As the sage explained in the preamble to his proposed education law:
Experience hath shewn, that even under the best forms, those entrusted with power have, in time, and by slow operations, perverted it into tyranny; and it is believed that the most effectual means of preventing this would be, to illuminate, as far as practicable, the minds of the people at large…
For the system to operate “most effectual[ly],” the best and the brightest, not simply the wealthiest or most “well-borne,” had to be educated to take their place as citizens in the republic. To promote “publick happiness,” Jefferson lectured:
Those persons, whom nature hath endowed with genius and virtue, should be rendered by liberal education worthy to receive, and able to guard the sacred deposit of the rights and liberties of their fellow citizens, and that they should be called to that charge without regard to wealth, birth or other accidental condition or circumstance…

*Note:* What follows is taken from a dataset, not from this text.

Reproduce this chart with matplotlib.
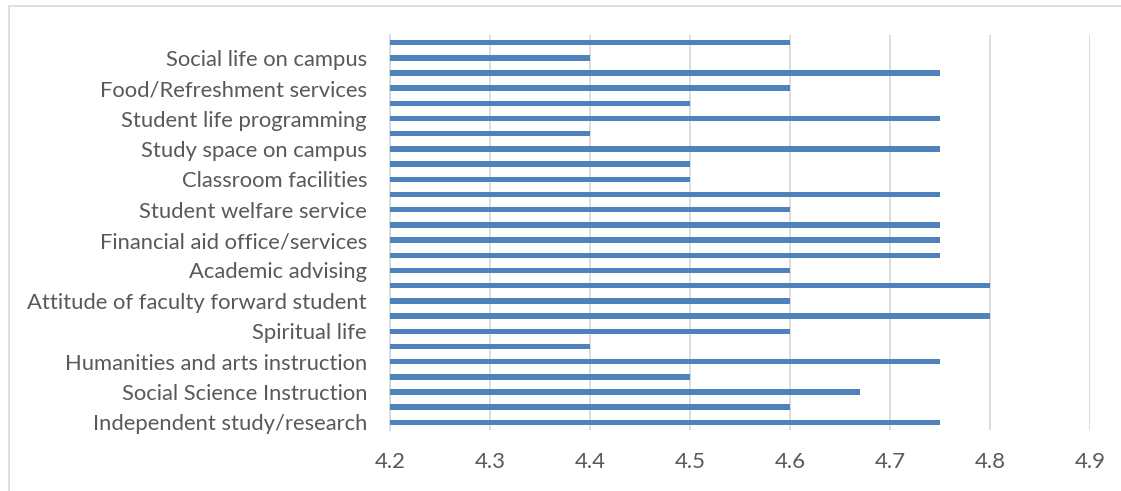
import numpy as np
import matplotlib.pyplot as plt
from matplotlib.patches import Rectangle

# bars listed bottom to top (26 bars, every other one labelled)
values = [4.75, 4.6, 4.67, 4.5, 4.75, 4.4, 4.6, 4.8, 4.6, 4.8,
          4.6, 4.75, 4.75, 4.75, 4.6, 4.75, 4.5, 4.5, 4.75, 4.4,
          4.75, 4.5, 4.6, 4.75, 4.4, 4.6]
labels = ["Independent study/research", "Social Science Instruction",
          "Humanities and arts instruction", "Spiritual life",
          "Attitude of faculty forward student", "Academic advising",
          "Financial aid office/services", "Student welfare service",
          "Classroom facilities", "Study space on campus",
          "Student life programming", "Food/Refreshment services",
          "Social life on campus"]
x_ticks = [4.2, 4.3, 4.4, 4.5, 4.6, 4.7, 4.8, 4.9]

plt.rcParams['font.family'] = ['Lato', 'DejaVu Sans']
text_color = '#595959'

fig = plt.figure(figsize=(11.21, 4.91), dpi=100)
ax = fig.add_axes([390 / 1121, 1 - 430 / 491, 700 / 1121, 395 / 491])

ypos = np.arange(len(values))
ax.barh(ypos, np.array(values) - 4.2, left=4.2, height=0.36,
        color='#4f81bd', zorder=3)

ax.set_xlim(4.2, 4.9)
ax.set_ylim(-0.5, len(values) - 0.5)
ax.set_xticks(x_ticks)
ax.set_xticklabels([f"{t:.1f}" for t in x_ticks], fontsize=16, color=text_color)
ax.set_yticks(ypos[::2])
ax.set_yticklabels(labels, fontsize=15.8, color=text_color)
ax.tick_params(axis='both', length=0)
ax.tick_params(axis='x', pad=15.5)
ax.tick_params(axis='y', pad=16.5)

ax.grid(axis='x', color='#d9d9d9', linewidth=1.3, zorder=0)
for side in ['top', 'right', 'bottom']:
    ax.spines[side].set_visible(False)
ax.spines['left'].set_color('#d9d9d9')
ax.spines['left'].set_linewidth(1.3)

fig.patches.append(Rectangle((9 / 1121, -0.01), 1.02 - 9 / 1121, 1 - 6 / 491 + 0.01,
                             transform=fig.transFigure, fill=False,
                             edgecolor='#d9d9d9', linewidth=1.2))

fig.savefig("out.png", dpi=100)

That is why, when Jefferson crafted a new proposed legal code for Virginia during the Revolution in an effort to make our laws consistent with our new republican form, a free and broad-based education was central to the plan, one promising a basic education to all (free) children, male and female, and providing for a free education through the university level for some of the most capable (male) students. Unfortunately, Jefferson’s education law was not adopted, but the idea that education stood at the center of the republic remained. While Jefferson was not successful in his efforts to enact publicly-funded primary and secondary education, he viewed with great pride, and great promise, the creation of UVA.
Yet, for the new university to fulfill its mission, it needed to be a community, a community in which all members, students and faculty, were engaged together in their pursuit of “truth wherever it may lead.” The design of the University, by creating pavilions in which faculty members would live and work and teach among their student colleagues, was not simply an architectural affectation, but a central part of the vision.
As the University begins the celebration of its bicentennial, it is this vision of an academic community (the “academical village”), central to the success not only of the students but of the new republic, which we plan to discuss next summer during the 2018 Summer Jefferson Symposium.
We will also revisit Monticello, an imagined community in Jefferson’s retirement which was not entirely dissimilar to the community Jefferson imagined on Grounds. Monticello was to be a refuge for Jefferson’s extended family (his community), and a place for his personal happiness. While at the center of that plantation was a large enslaved community, he recognized, out of necessity, that those enslaved people played an essential role in the family community he was creating (not to mention the family members he created among the enslaved community), and their role became part of his plan.
Our ideas about the 2018 Summer Jefferson Symposium are continuing to develop. I am sure that they will mature over the next few months. We are excited, though, particularly during the University’s bicentennial, for the opportunity to come together with scholars and participants to consider the two communities on which Jefferson lavished so much attention in his long retirement.